GIVEN REQUEST
Exactly retype the lines from the top of the data through the line containing "(cmp) at (245,270)", leaving out every picture.

-------

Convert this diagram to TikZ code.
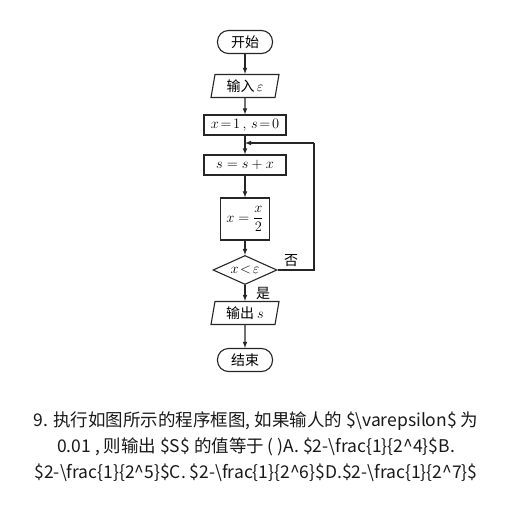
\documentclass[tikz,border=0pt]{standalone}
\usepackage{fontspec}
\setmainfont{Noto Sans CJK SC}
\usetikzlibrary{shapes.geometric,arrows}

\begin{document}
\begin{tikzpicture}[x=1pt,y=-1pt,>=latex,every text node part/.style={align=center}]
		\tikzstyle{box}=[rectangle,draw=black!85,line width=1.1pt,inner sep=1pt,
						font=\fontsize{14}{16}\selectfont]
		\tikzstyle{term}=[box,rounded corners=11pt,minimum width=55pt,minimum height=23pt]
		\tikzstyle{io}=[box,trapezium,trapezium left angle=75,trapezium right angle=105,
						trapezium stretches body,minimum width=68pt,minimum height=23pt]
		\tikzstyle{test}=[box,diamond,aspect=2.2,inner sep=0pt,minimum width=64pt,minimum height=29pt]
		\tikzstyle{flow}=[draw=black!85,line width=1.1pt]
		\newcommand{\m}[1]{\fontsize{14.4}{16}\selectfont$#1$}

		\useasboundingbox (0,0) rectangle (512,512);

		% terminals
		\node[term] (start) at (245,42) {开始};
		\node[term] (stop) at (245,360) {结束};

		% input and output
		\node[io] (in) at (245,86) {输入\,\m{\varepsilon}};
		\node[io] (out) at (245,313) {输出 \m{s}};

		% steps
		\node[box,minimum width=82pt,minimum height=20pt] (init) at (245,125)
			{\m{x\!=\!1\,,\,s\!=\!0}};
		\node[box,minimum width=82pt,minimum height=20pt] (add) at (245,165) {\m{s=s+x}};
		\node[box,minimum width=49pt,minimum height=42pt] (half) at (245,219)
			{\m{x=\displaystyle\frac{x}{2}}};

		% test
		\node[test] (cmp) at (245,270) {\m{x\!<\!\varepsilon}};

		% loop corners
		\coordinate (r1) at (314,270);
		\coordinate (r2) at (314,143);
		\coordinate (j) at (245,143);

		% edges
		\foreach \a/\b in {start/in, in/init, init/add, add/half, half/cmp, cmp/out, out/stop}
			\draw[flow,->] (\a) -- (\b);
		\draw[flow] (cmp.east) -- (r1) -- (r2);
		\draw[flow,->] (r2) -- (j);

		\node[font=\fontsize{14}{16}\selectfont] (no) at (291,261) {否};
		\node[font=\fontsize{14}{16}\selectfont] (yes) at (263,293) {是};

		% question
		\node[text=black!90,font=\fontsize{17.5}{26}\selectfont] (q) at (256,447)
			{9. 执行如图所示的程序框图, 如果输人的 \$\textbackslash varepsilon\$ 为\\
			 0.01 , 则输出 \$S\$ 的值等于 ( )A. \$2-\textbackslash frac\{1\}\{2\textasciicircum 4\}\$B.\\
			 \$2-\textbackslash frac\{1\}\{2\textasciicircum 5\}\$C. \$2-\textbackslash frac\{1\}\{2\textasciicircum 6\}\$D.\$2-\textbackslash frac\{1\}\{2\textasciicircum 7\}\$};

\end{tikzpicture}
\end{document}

-------

SOLVED EXERCISE
Convert this diagram to TikZ code.
\documentclass[tikz,border=0pt]{standalone}
\usepackage{fontspec}
\setmainfont{Noto Sans CJK SC}
\usetikzlibrary{shapes.geometric,arrows}

\begin{document}
\begin{tikzpicture}[x=1pt,y=-1pt,>=latex,every text node part/.style={align=center}]
		\tikzstyle{box}=[rectangle,draw=black!85,line width=1.1pt,inner sep=1pt,
						font=\fontsize{14}{16}\selectfont]
		\tikzstyle{term}=[box,rounded corners=11pt,minimum width=55pt,minimum height=23pt]
		\tikzstyle{io}=[box,trapezium,trapezium left angle=75,trapezium right angle=105,
						trapezium stretches body,minimum width=68pt,minimum height=23pt]
		\tikzstyle{test}=[box,diamond,aspect=2.2,inner sep=0pt,minimum width=64pt,minimum height=29pt]
		\tikzstyle{flow}=[draw=black!85,line width=1.1pt]
		\newcommand{\m}[1]{\fontsize{14.4}{16}\selectfont$#1$}

		\useasboundingbox (0,0) rectangle (512,512);

		% terminals
		\node[term] (start) at (245,42) {开始};
		\node[term] (stop) at (245,360) {结束};

		% input and output
		\node[io] (in) at (245,86) {输入\,\m{\varepsilon}};
		\node[io] (out) at (245,313) {输出 \m{s}};

		% steps
		\node[box,minimum width=82pt,minimum height=20pt] (init) at (245,125)
			{\m{x\!=\!1\,,\,s\!=\!0}};
		\node[box,minimum width=82pt,minimum height=20pt] (add) at (245,165) {\m{s=s+x}};
		\node[box,minimum width=49pt,minimum height=42pt] (half) at (245,219)
			{\m{x=\displaystyle\frac{x}{2}}};

		% test
		\node[test] (cmp) at (245,270) {\m{x\!<\!\varepsilon}};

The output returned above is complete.